10 Ekim Barış Derneği, bugün Ankara’da ‘Adalet Buluşması’ gerçekleştirdi. Dernek Başkanı Kocabıyık, “Bir katliamın sanığının ağırlaştırılmış müebbet cezası alması, binlerce sene hapis cezasıyla cezalandırılması aslında bir işe yaramıyor. Birkaç sene sonra çeşitli gerekçelerle salıveriyorlar. Ve daha da kötüsü belki aramıza geliyorlar. Bilmiyoruz, etmiyoruz. Yanımızdaki masada, otobüste yanımızdaki koltukta da rahatlıkla oturabiliyorlar” dedi.

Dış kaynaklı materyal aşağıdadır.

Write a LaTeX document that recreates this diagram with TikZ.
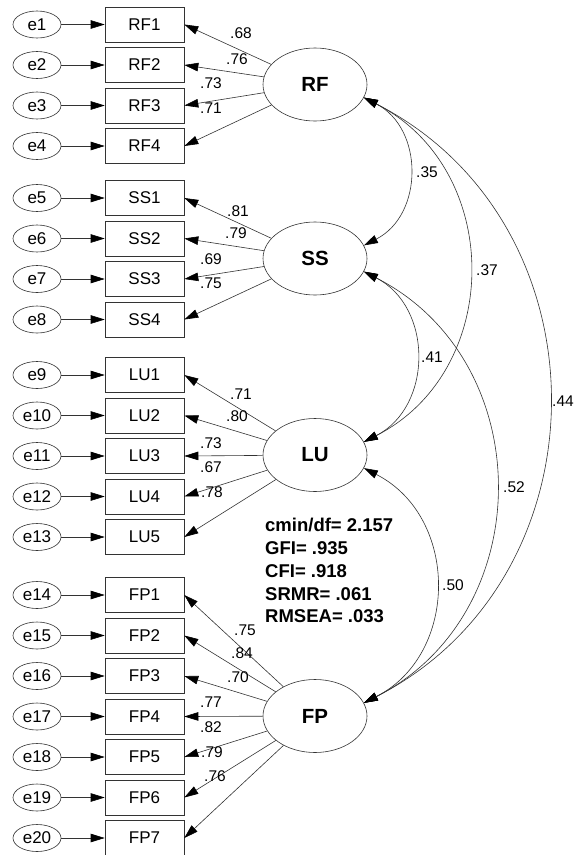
\documentclass[tikz,border=0pt]{standalone}
\usepackage{fontspec}
\setmainfont{Liberation Sans}
\usetikzlibrary{shapes.geometric,arrows.meta}
\begin{document}
\begin{tikzpicture}[x=1pt,y=-1pt,
  ln/.style={draw=black!80, line width=0.6pt},
  err/.style={ellipse, ln, minimum width=48pt, minimum height=27pt, inner sep=0pt, font=\fontsize{17}{17}\selectfont},
  ind/.style={rectangle, ln, minimum width=79pt, minimum height=35pt, inner sep=0pt, font=\fontsize{17}{17}\selectfont},
  lat/.style={ellipse, ln, minimum width=104pt, minimum height=73pt, inner sep=0pt, font=\bfseries\fontsize{20.5}{20.5}\selectfont},
  tip/.tip={Triangle[length=14pt,width=8.5pt,color=black]},
  arr/.style={draw=black!80, line width=0.6pt, -tip},
  cov/.style={draw=black!80, line width=0.6pt, tip-tip, bend left=63, looseness=1.17},
  lab/.style={inner sep=0pt, text height=11pt, text depth=0pt, font=\fontsize{15.5}{15.5}\selectfont},
  fitlab/.style={anchor=west, inner sep=0pt, text height=13pt, text depth=0pt, font=\bfseries\fontsize{18.5}{18.5}\selectfont}
]
\useasboundingbox (0,0) rectangle (574,855);

% latent variables
\node[lat] (RF) at (315,84.5) {RF};
\node[lat] (SS) at (315,258.5) {SS};
\node[lat] (LU) at (315,455) {LU};
\node[lat] (FP) at (315,716) {FP};

% indicators with error terms and loadings
\foreach \n/\y/\e/\L in {RF1/24.5/1/RF, RF2/65/2/RF, RF3/105.5/3/RF, RF4/146/4/RF,
  SS1/198/5/SS, SS2/238.5/6/SS, SS3/279/7/SS, SS4/319.5/8/SS,
  LU1/375/9/LU, LU2/415.5/10/LU, LU3/456/11/LU, LU4/496.5/12/LU, LU5/537/13/LU,
  FP1/595/14/FP, FP2/635.5/15/FP, FP3/676/16/FP, FP4/716.5/17/FP, FP5/757/18/FP, FP6/797.5/19/FP, FP7/838/20/FP}{
  \node[ind] (\n) at (144.5,\y) {\n};
  \node[err] (e\e) at (37,\y) {e\e};
  \draw[arr] (e\e) -- (\n);
  \draw[arr] (\L) -- (\n.east);
}

% loading labels
\foreach \t/\x/\y/\k in {.68/241/33/a1, .76/237/59/a2, .73/211/83/a3, .71/211/108/a4,
  .81/238/211/b1, .79/236/233/b2, .69/211/259/b3, .75/211/283/b4,
  .71/241/394/c1, .80/237/416/c2, .73/211/443/c3, .67/211/467/c4, .78/212/492/c5,
  .75/245/630/d1, .84/242/653/d2, .70/238/677/d3, .77/211/702/d4, .82/211/727/d5, .79/212/752/d6, .76/215/776/d7}{
  \node[lab] (l\k) at (\x,\y) {\t};
}

% covariances
\draw[cov] (RF.-15) to (SS.15);
\draw[cov] (RF.-15) to (LU.15);
\draw[cov] (RF.-15) to (FP.15);
\draw[cov] (SS.-15) to (LU.15);
\draw[cov] (SS.-15) to (FP.15);
\draw[cov] (LU.-15) to (FP.15);

\node[lab] (cRS) at (427,172) {.35};
\node[lab] (cRL) at (487,270) {.37};
\node[lab] (cSL) at (432,357) {.41};
\node[lab] (cSF) at (514,487) {.52};
\node[lab] (cLF) at (453,585) {.50};
\node[lab, anchor=west] (cRF) at (552,401) {.44};

% fit indices
\node[fitlab] (f1) at (265,525) {cmin/df= 2.157};
\node[fitlab] (f2) at (265,548) {GFI= .935};
\node[fitlab] (f3) at (265,571) {CFI= .918};
\node[fitlab] (f4) at (265,593.5) {SRMR= .061};
\node[fitlab] (f5) at (265,616) {RMSEA= .033};
\end{tikzpicture}
\end{document}
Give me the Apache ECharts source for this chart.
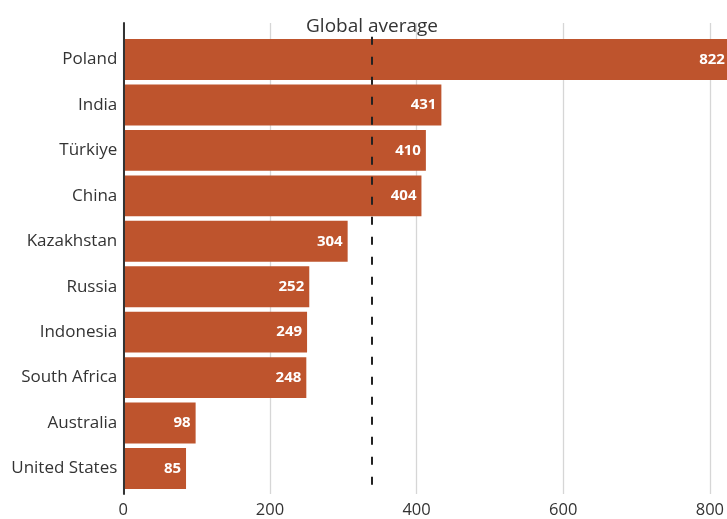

10 Ekim Barış Derneği, Ankara’da bugün ‘Adalet Buluşması’ düzenledi. Dernek Başkanı İshak Kocabıyık, burada yaptığı konuşmada şunları söyledi:
“10 Ekim katliamı olduğunda aslında biz neyin ne olduğunu fark edinceye kadar iş işten geçmişti. Yaşadığımız büyük şaşkınlık, neden sonuç ilişkisini kuramama bizi epey bocalattı. 1 sene sonra yani 2016 yılında yargılama süreci başladı. Tabi o döneme kadar dosyaya gizlilik kararları, müştekilerin kabul edilip edilmeme sorunları, kabul edilen müştekilerin ifadelerine müdahale sorunları… Örneğin, avukatım Mehtap’la gitmiştik savcılığa ifade vermek için. Avukatım müdahale ediyor, savcı diyor ki müdahale etmeyin. Gaz sıkıldığını söylediğim zaman, ‘Ne münasebet Türk polisi böyle bir şey yapmaz, devlet böyle bir şey yapmaz’ gibi şeylerle karşılaştık. Aslında meselenin basit bir mahkeme süreci olmadığını, bir yargılama süreci olmadığı, adaletin tesis edilmesi gerektiği noktasını biz yaşayarak, deneyerek öğrendik. Bizim bugün için IŞİD’li katillerin cezalandırılması elbette önemli. Hapis cezası ya da neyse yasal karşılığı o cezalarla cezalandırılması elbet önemli. Ama bunun bir adalet tesisi için yeterli olmayacağını, bir adalet tesisi için anlamı bile olmadığını bizim ülke ne yazık ki acı deneylerle biliyoruz.
“MADIMAK KATLİAMI FAİLLERİ, CUMHURBAŞKANI TARAFINDAN AFFEDİLMİŞTİ”
Hepimiz hatırlarız, Madımak katliamının failleri, birkaç sene önce ‘Dede, torununu sevecek’ taltif edilerek Cumhurbaşkanı tarafından affedildi. Yani bir katliamın sanığının ağırlaştırılmış müebbet cezası alması, binlerce sene hapis cezasıyla cezalandırılması aslında bir işe yaramıyor. Birkaç sene sonra çeşitli gerekçelerle salıveriyorlar. Ve daha da kötüsü belki aramıza geliyorlar. Bilmiyoruz, etmiyoruz. Yanımızdaki masada, otobüste yanımızdaki koltukta da rahatlıkla oturabiliyorlar. Yani bir suçu, bir katliamı normalleştirmenin bir aracı olarak kullanılıyor. Dolayısıyla kendi yürüttüğümüz adalet mücadelesinin başarıya ulaşması elbette bizim ailelerimizin, yaralı arkadaşlarımızın ve derneğimizin yürüttüğü mücadelesi çok önemli, çok kıymetli. Toplumsal mücadele alanında çok deneyler kazandırdığımızı da biliyoruz. Ama hiçbir şekilde tek başına yeterli değil.”